After tiled, tiles with same height can be executed in parallel.
Motivation
Consider a more complex architecture such as NUMA, in which threads are grouped into nodes, and each nodes contains its own cache. Threads can access cache on different nodes with a higher latency. Then locality will be diverse with ways of mapping tiles to nodes.
For example, the second top remarked tile and the third one depends on same tile, if both of them are mapped to different node, there will be remote cache access. So the ideal map is put them and the depended tile on the same node.
In this paper, authors treat these tiles as instances and apply tiling on them again. In this way they improve locality for architecture mentioned above, without hurting parallelism. For example, they apply tiles as followed figure:
Author grouped the tiles, let it is named as L1 tiles, into larger tiles, named as L2 tiles.
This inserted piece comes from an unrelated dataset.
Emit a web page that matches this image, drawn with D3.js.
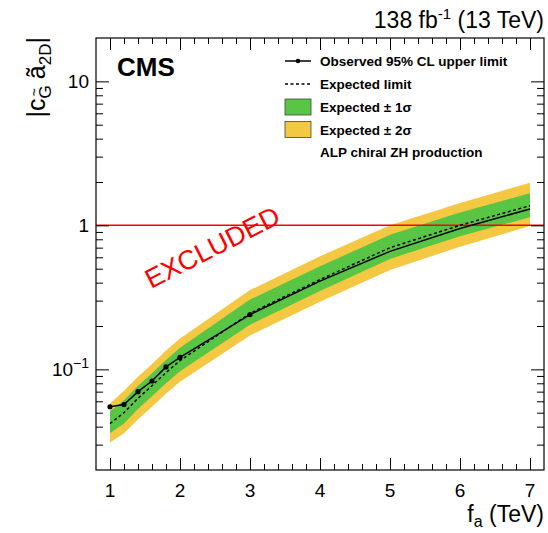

Authors’ approach guarantee that:
1. There are no immediate dependence between L2 tiles
2. Tiles are mapping by L2 tiles
In this way, there would be no remote access intra L2 tiles and L2 tiles can be concurrently executed. Since polyhedral model is abel to figure out the optimal tiling which has minimal inter-tile communication, thus the L2 tiling can be optimal too.
Implementation
Authors use sophisticate tools including Cloog and pluto. Cloog generate code from polyhedral representation, and pluto figure out tiling with given constraints.
The algorithm is showing followed:
1. Figure out the optimal tiling L1(minimize inter-tile communication) which is able to concurrent start.
2. Consider L1 tiles as single instance, update loop domain and dependences
3. Apply polyhedral on updated loop to figure out L2 tiles, which is able to concurrent start and is optimal too.
Thinking and Discussion 1
Why polyhedral
Polyhedral model is a uniform model:
1. Can find transformation with varies constrains, such as validation for tiling or parallelism
2. Meanwhile, can figure out optimal transformation for different objectives, such as minimize inter-tile communication, minimize dependence distance.
Thus authors use polyhedral models to figure out a transformation that 1) is able to be tiled 2) has minimal communication, aka, best locality 3) can concurrent start
Why stencil programs
Polyhedral has a strong limitation that it only can be applied on specific codes, which is static control programs(SCOP). In brief, branches and memory accesses of SCOP are only related to predictable value, and them self can be statically predict too. For example, if(i != 3) in a loop, where i is a scalar.
Optimal Tiling
Even though polyhedral can figure out optimal solution in single step, but this paper employ polyhedral twice independently. This means the results can only be guaranteed to be a local optimal other than global optimal.
- From post writer
Additional Thinking — Problem space for searching tiling size:
Since we have to to select tiling size after apply polyhedral model, and applying polyhedral twice makes the problem space far more larger than before.